本程序爬取指定的网页图片 然后上传到程序修改桌面背景。修改桌面背景的代码可以在这下载:https://download.youkuaiyun.com/download/qq_35319925/10416245。(此文章限对于新手和专研C#爬虫技术的人。写的不好,请各位包涵。)
原理:把下载的网页html转为xml格式然后利用xpath的正则表达式爬取需要的数据最后把爬取的数据显示出来。
代码:
try
{
//爬取网页图片代码:
listView1.Items.Clear();
HtmlWeb webClient = new HtmlWeb();
HtmlAgilityPack.HtmlDocument doc = webClient.Load(this.textBox1.Text); //下载指定路径的html
//这段运行是ok 注释:防止htmlAgilitypack输出乱码
//string htmlurl = zhkj.httpdown.openweb(this.textBox1.Text, "", "utf-8");
//HtmlAgilityPack.HtmlDocument doc = new HtmlAgilityPack.HtmlDocument();
//FileStream fs = new FileStream(Application.StartupPath + "//outhtml.html", FileMode.Create, FileAccess.Write);
//StreamWriter sw = new StreamWriter(fs, Encoding.Default);
//sw.Write(htmlurl);
//sw.Close();
//fs.Close();
//doc.Load(Application.StartupPath + "//outhtml.html");
div[@class='lb_box']/dl 输出图片名、日期等其他信息
//HtmlNodeCollection nodes = doc.DocumentNode.SelectNodes("//div[@class='lb_box']/dl/dd");
//foreach (HtmlNode item in nodes)
//{
// Console.WriteLine(item.InnerText.ToString());
//}
//图片网站路径: http://pic.yesky.com/c/6_20771_1.shtml //爬取的xpath: //div[@class='lb_box']/dl//img
List<string> listalt = new List<string>();
List<string> listhref = new List<string>();
HtmlNodeCollection nodes = doc.DocumentNode.SelectNodes("//li[@class='photo-list-padding']//a");
//爬取到数据
foreach (HtmlNode item in nodes)
{
listhref.Add(item.Attributes["href"].Value);
}
nodes = doc.DocumentNode.SelectNodes("//li[@class='photo-list-padding']//a//img");
foreach (HtmlNode item in nodes)
{
listalt.Add(item.Attributes["alt"].Value);
}
显示数据
for (int i = 0; i < listalt.Count; i++)
{
ListViewItem listViewItem = new ListViewItem();
listViewItem.SubItems[0].Text =listalt[i].ToString();
listViewItem.SubItems.Add(listhref[i].ToString());
listView1.Items.Add(listViewItem);
}
}
catch
{
}
若在网上下载HtmlAgilityPack插件时会导致下过来的html中文乱码,这是因为HtmlAgilityPack没有转码为Encoding.default导致的,如果不知道怎样修改HtmlAgilityPack插件可以选择使用注释内容的代码。
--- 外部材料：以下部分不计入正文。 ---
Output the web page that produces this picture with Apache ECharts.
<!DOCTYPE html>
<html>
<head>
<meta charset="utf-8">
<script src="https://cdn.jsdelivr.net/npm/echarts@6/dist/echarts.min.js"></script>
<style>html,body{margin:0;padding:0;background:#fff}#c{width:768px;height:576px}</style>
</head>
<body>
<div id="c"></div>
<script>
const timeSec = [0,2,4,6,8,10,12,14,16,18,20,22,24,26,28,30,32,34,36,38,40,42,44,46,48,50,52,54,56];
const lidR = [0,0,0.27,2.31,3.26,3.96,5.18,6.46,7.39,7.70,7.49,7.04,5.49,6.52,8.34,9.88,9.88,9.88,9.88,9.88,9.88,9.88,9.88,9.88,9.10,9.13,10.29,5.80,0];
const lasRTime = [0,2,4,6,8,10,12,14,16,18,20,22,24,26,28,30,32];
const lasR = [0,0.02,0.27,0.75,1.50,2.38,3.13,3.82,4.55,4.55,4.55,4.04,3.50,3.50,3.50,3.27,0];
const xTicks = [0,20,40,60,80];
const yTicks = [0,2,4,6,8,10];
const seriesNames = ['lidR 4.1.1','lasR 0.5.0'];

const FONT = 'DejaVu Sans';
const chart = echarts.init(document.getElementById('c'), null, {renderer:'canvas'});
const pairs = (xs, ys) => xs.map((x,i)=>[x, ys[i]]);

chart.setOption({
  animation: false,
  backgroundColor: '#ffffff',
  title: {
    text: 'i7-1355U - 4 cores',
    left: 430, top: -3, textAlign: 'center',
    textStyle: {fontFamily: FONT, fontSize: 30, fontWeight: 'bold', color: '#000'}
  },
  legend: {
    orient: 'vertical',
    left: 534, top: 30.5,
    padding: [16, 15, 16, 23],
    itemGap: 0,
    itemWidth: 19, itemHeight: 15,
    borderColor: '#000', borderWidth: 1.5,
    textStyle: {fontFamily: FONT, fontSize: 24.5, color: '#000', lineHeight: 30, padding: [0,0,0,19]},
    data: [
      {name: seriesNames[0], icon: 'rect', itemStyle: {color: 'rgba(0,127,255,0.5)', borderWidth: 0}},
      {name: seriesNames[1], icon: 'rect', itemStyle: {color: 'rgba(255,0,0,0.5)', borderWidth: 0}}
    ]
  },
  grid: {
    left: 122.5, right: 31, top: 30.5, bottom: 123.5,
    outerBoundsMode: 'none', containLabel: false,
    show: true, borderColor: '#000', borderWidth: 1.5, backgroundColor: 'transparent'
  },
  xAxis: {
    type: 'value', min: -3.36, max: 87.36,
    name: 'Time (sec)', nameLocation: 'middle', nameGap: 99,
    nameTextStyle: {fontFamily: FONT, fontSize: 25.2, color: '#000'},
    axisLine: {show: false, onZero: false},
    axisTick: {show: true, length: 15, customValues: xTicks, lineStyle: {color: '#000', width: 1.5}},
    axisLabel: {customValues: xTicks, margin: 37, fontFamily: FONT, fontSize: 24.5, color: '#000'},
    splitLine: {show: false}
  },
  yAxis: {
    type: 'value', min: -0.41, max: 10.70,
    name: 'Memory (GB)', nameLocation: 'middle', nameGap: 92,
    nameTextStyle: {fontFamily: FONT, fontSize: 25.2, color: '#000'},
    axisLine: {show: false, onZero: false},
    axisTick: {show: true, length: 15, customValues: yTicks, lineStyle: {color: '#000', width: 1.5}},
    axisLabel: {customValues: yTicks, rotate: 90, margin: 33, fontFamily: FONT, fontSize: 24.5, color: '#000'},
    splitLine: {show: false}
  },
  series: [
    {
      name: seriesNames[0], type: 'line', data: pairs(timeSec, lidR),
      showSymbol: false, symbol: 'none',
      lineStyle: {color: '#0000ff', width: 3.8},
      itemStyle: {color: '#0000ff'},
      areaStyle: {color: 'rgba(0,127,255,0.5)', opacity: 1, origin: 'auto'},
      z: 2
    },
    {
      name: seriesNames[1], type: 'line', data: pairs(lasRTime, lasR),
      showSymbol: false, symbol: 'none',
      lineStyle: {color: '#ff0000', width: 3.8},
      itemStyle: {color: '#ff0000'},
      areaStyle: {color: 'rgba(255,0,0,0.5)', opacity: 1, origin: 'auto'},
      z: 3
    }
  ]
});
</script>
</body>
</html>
或者可以在这个里面下载HtmlAgilityPack.dll https://download.youkuaiyun.com/download/qq_35319925/10688398
完成上面的差不多就完成了整个程序,下面的是上一页和下一页的代码:
//上一页
if (pagenumber == 1)
{
return;
}
pagenumber--;
if (urltypename != null)
this.textBox1.Text = "http://desk.zol.com.cn/" + urltypename + "/1920x1080/" + pagenumber + ".html";
else
this.textBox1.Text = "http://desk.zol.com.cn/fengjing/1920x1080/" + pagenumber + ".html";
button1_Click(null,null);
//下一页代码
pagenumber++;
if (urltypename != null)
this.textBox1.Text = "http://desk.zol.com.cn/" + urltypename + "/1920x1080/" + pagenumber + ".html";
else
this.textBox1.Text = "http://desk.zol.com.cn/fengjing/1920x1080/" + pagenumber + ".html";
button1_Click(null, null);